HNWs need to be nudged into greater philanthropy by banks, companies and governments, a report from New Philanthropy Capital concludes
HNWs need to be nudged into greater philanthropy by banks, companies and governments, a report from New Philanthropy Capital concludes. The report found that barriers to giving, which include fear of complexity, apathy and financial instability, can be overcome by a variety of means.
Among the suggestions: banks should stimulate philanthropy with products such as donor advised funds and charitable giving accounts; private client advisers should mention philanthropy with greater frequency and confidence; charities should convey the impact of their work; and companies should make it easier and more rewarding to give.

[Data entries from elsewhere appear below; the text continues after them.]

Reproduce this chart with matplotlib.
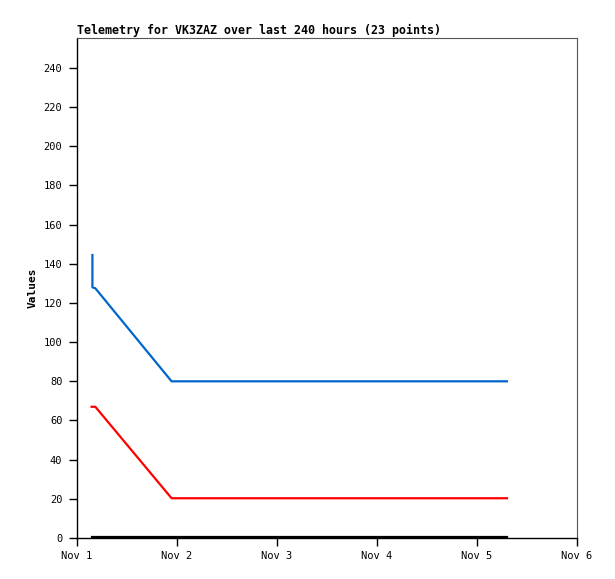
import numpy as np
import matplotlib
matplotlib.use('Agg')
import matplotlib.pyplot as plt
import matplotlib.dates as mdates
from datetime import datetime, timedelta

# hours after Nov 1 00:00
hrs_blue = [3.7, 3.7, 4.4, 22.7, 35.0, 50.0, 65.0, 80.0, 95.0, 103.2]
val_blue = [144.5, 128.0, 127.5, 80.0, 80.0, 80.0, 80.0, 80.0, 80.0, 80.0]

hrs_red = [3.5, 4.4, 22.7, 35.0, 50.0, 65.0, 80.0, 95.0, 103.2]
val_red = [67.0, 67.0, 20.3, 20.3, 20.3, 20.3, 20.3, 20.3, 20.3]

hrs_black = [3.5, 22.7, 50.0, 80.0, 103.2]
val_black = [0.4, 0.4, 0.4, 0.4, 0.4]

t0 = datetime(2023, 11, 1)
def to_dt(h):
    return [t0 + timedelta(hours=x) for x in h]

plt.rcParams['font.family'] = ['DejaVu Sans Mono']

fig = plt.figure(figsize=(6.15, 5.79), dpi=100)
ax = fig.add_axes([77/615, 1-538/579, 500/615, 500/579])

ax.plot(to_dt(hrs_blue), val_blue, color='#0066cc', lw=1.6)
ax.plot(to_dt(hrs_red), val_red, color='#ff0000', lw=1.6)
ax.plot(to_dt(hrs_black), val_black, color='black', lw=1.6)

ax.set_xlim(t0, t0 + timedelta(days=5))
ax.set_ylim(0, 255.3)
ax.set_yticks(np.arange(0, 241, 20))
ax.xaxis.set_major_locator(mdates.DayLocator())
ax.xaxis.set_major_formatter(mdates.DateFormatter('Nov %-d'))

ax.tick_params(direction='out', length=5.5, width=1, labelsize=7.5, top=False, right=False, pad=5)
ax.tick_params(axis='x', pad=4)
for s in ['top', 'right']:
    ax.spines[s].set_color('#555555')
    ax.spines[s].set_linewidth(0.8)
for s in ['left', 'bottom']:
    ax.spines[s].set_linewidth(1.0)

ax.set_ylabel('Values', fontsize=8, fontweight='bold', labelpad=4)
ax.set_title('Telemetry for VK3ZAZ over last 240 hours (23 points)', loc='left',
             fontsize=8.4, fontweight='bold', pad=3)

fig.savefig('out.png', dpi=100)
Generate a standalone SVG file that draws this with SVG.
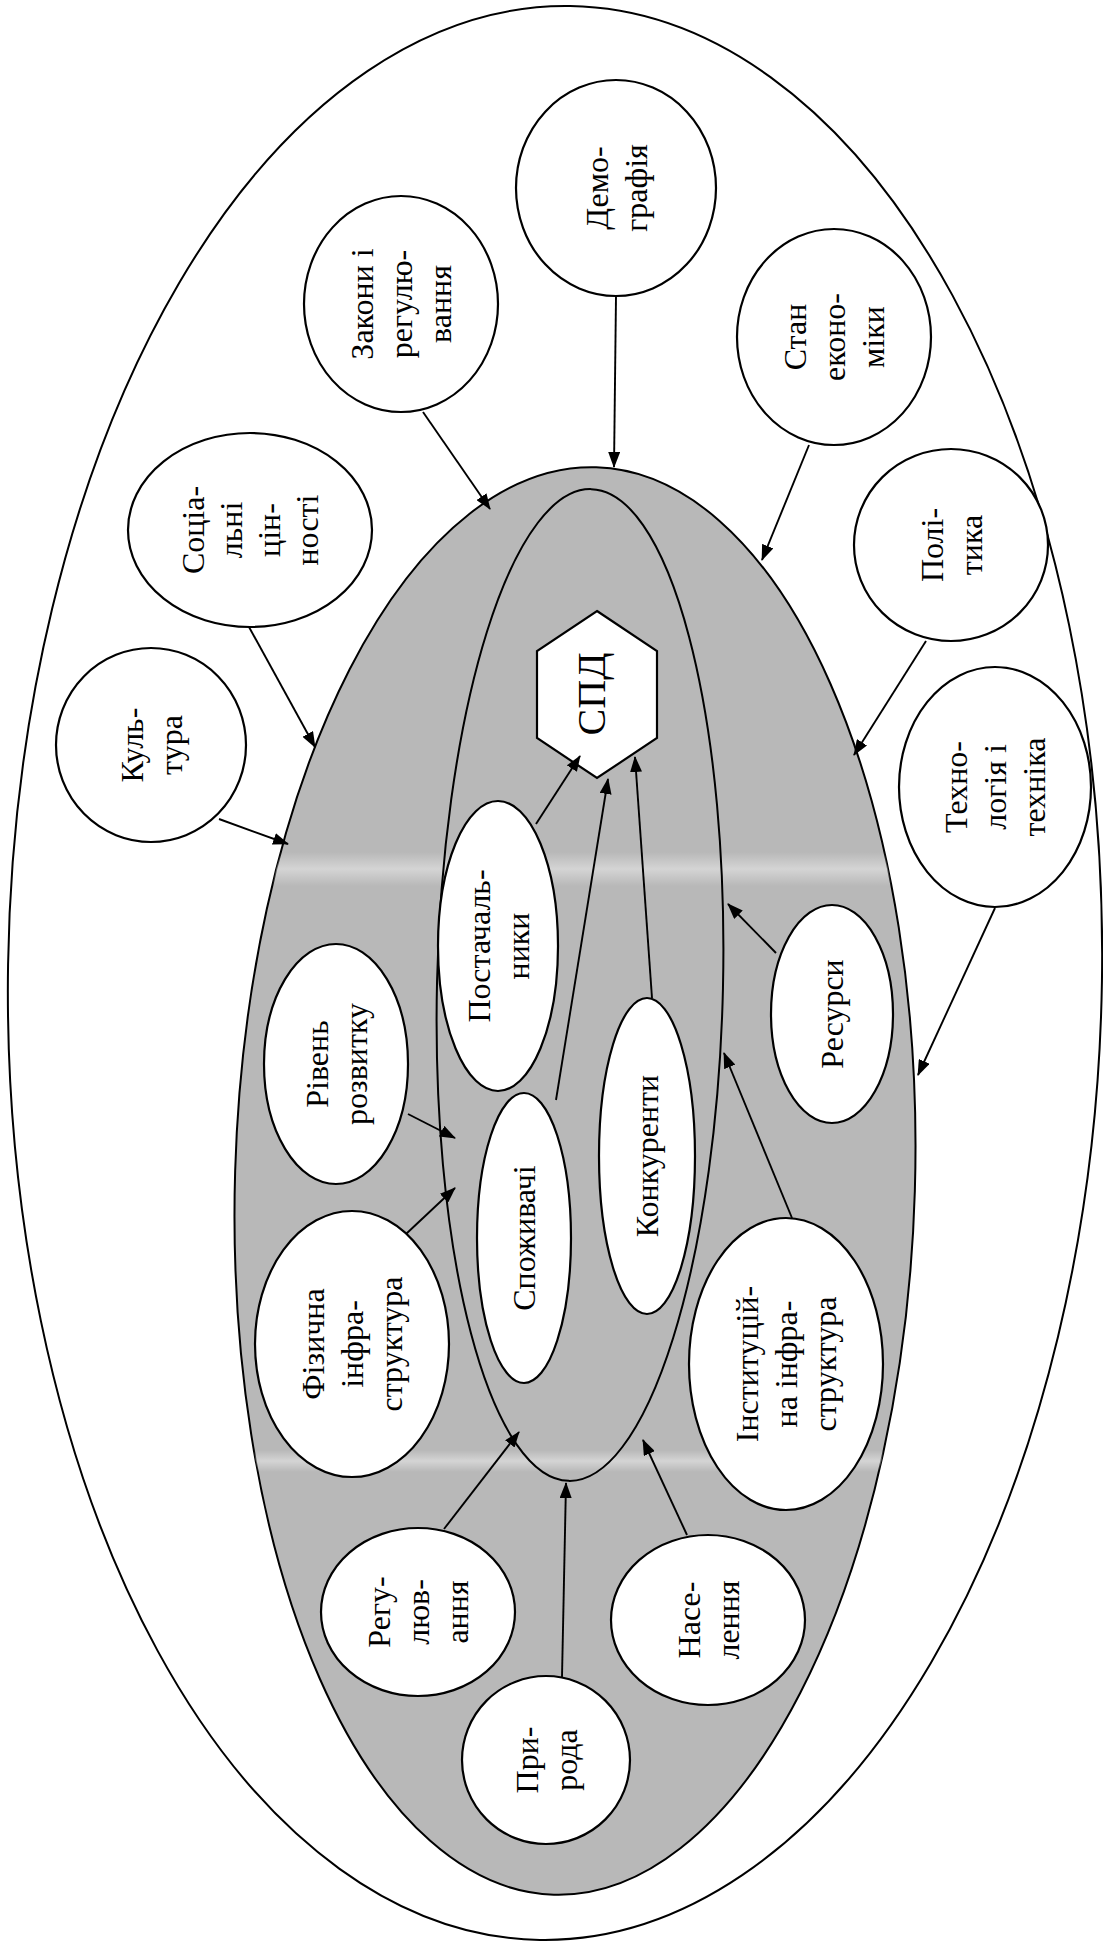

Martin Brookes, CEO of NPC, says that the aim of the report is ‘to mainstream philanthropy – we need to make it part of our everyday lives’. The biggest change among HNWs could be made if private client advisers were ‘equipped to have the conversations about philanthropy. There’s movement already in private banks, law firms and family offices, but the talk is outstripping the reality.’ Once firms work out how philanthropy can be part of their business model, Brookes says, this will change.
Other remedies include establishing a UK Giving Pledge, modelled on Warren Buffett and Bill Gates’ idea, and the media promoting givers as positive role models.
Since moral pressure is not encouraging most HNWs (‘with a few notable exceptions’) to give more generously, says Brookes, ‘We need to change something in such a way that affects them and changes their behaviour. You have to inspire and encourage them to change.’ The report says that the wealthiest 10 per cent of donors give 1.1 per cent of their total spending to charity, compared with 3.6 per cent from the poorest 10 per cent.
There were six commons barriers to giving cited: ‘It’s too complicated’; ‘I can’t afford it’; ‘I find it hard to connect with a cause’; ‘I think charities are inefficient’; ‘I don’t think about giving’; and ‘I haven’t enjoyed giving before’. Each of the ten suggestions was aimed at overcoming these objections.